21度では、借りてきた眼鏡をかけている子供と犬、という度数で、
まだ自分に時期早尚と思われるような無理目な挑戦でも、
あえて、今までの経験値を土台にして、リスクも承知で、それでも
勢いよく挑戦していく過程がありました。
例えば、それなりの経験値やスキルは持っているけれども、
この挑戦は自分にはまだ、少し早いことは分かっている、それでも、
更に新しい境地を見ることでしか分からないことがある、
体験し、走りながらでないとできないことがある、
経験値は少なくても、勢いと、今までのスキルで補える計算がある、
そして、そこに挑戦していかなければ、自分の理想を叶えて
いくことはできないし、真の意味で役に立つこともできないことを
知っているから、だから、あえて、無理目な挑戦に打って出たのです。
こうして、新しいステージへと、跳躍した射手座の人は、
今度は22度で、その新しいステージの地に立ち、自らの資質に
立ち返る経験をしています。
射手座22度は、チャイニーズランドリーとなっていて、
その昔、アメリカには中国からの移民が沢山いたそうですが、
彼らは当時、移民という立場から、差別があったり、言語の壁があったり、仕事もろくにつけなかったりといった逆境の中、
自分でもできることで、稼ぎ、生きていくしかなかったので、
身一つで出来る手仕事で、商売をして生計を立てる人が多かったそうです。
その中でも、手作業で洗濯を請け負う、洗濯屋を、する中国人が
多かったのだそうです。
大規模な工場や、機械もいらない、ただ、洗濯ものを頼まれて
手で洗って、それで、日銭を得る。
そうやって生きていた人が沢山いたのだそうです。
射手座21度では、専門スキルを持ち、社会から要請されるニーズに応えることが出来るようになり、そして、役に立つことが出来る人になってきたことを土台に、更なる高みへとジャンプした過程がありました。

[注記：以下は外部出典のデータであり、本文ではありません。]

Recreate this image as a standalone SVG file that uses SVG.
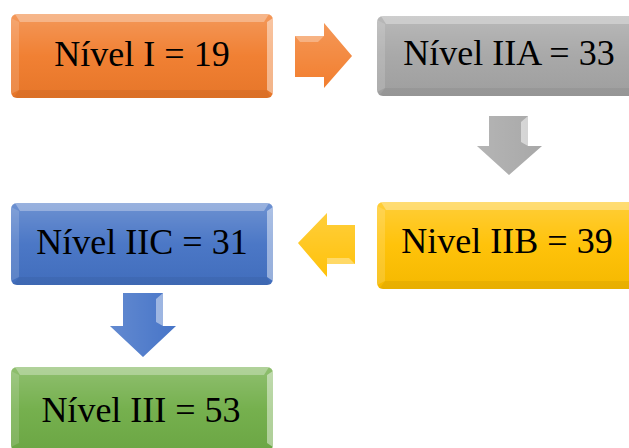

例えば、氷を作る仕事をしていた職人さんが、21度では、大規模な工場を作り、もっとたくさんの人に氷を届けようとか、
山の中で、学校に行かない選択をした子供とその親で作った小さな学校を、オンライン展開して世界中に広げてみようとか、
何かそういう、更なる高みと、更に役に立てる仕事をするために、
挑戦していかなければならないのです。
小さくまとまって、身内だけで世界を構築していれば、ストレスも怖いこともそうないし、身軽だし、楽かもしれない。
でもそれでは役に立てるレベルは、ほんの小さな範囲にとどまってしまう。
射手座の世界観が統合されて目指すものとは、高度な専門知識や、スキル、意識レベルをもって、この社会の役に立つこと、役に立つ人になること、貢献できる人になること、なのですから、
小さくまとまって、リスクもないところで、終わっていてはいけないのです。
だから、21度では無理目な挑戦をした。
そして、新しい境地を見ることが出来た、その先が、
例えば、移民した中国人が足を踏み入れた20世紀のアメリカだったとしましょう。
命がけで、移民をしてきた彼らは、英雄かもしれない、生きるために、
ものすごい挑戦をした人たちです。
でも、ようやく辿り着いた新境地では、またもや一から、生きていくために、なんでもしないとならない。
でも彼らはここまで生き延びてきた、命がけの挑戦をしてきた人たちですから、自分たちが、いつでも、稼ぎ出せること、ゼロからイチを生み出せることを疑いもなく知っているのです。
この度数では、21度で無理目な挑戦をした後に、
その辿り着いた新境地で、自分の裸一貫で持っている資質だけでも、
生きていけること、貢献できることを知っていて、改めて
自分自身が持っているものや、経験してきたことに立ち返っている
場面なのだと思います。
無理をして、背伸びをしなくても、心身にストレスがかかりすぎて、
体調を崩したりするほど頑張りすぎなくても、もう十分、役に立てる自分がいる、命がけでやってきたことがある、肩の力を抜いても、
出来ること、求められることがあって、それで生きていける。
自分はいつだって、外側に装飾や武器を持たなくても、裸一貫で、
この手一つで、人の役に立ち、稼ぎ出すことが出来る自信が出来た。
そういう、すっきりとした肩の力の抜けた、いい意味での自信が、
ここでは出来上がっているのではないでしょうか。
無理な跳躍をしたからこそ、命がけの挑戦を経て来たからこそ、
辿り着いた境地、自信、揺るがない安定感、そういうものを
この度数では、物語っているのではないでしょうか。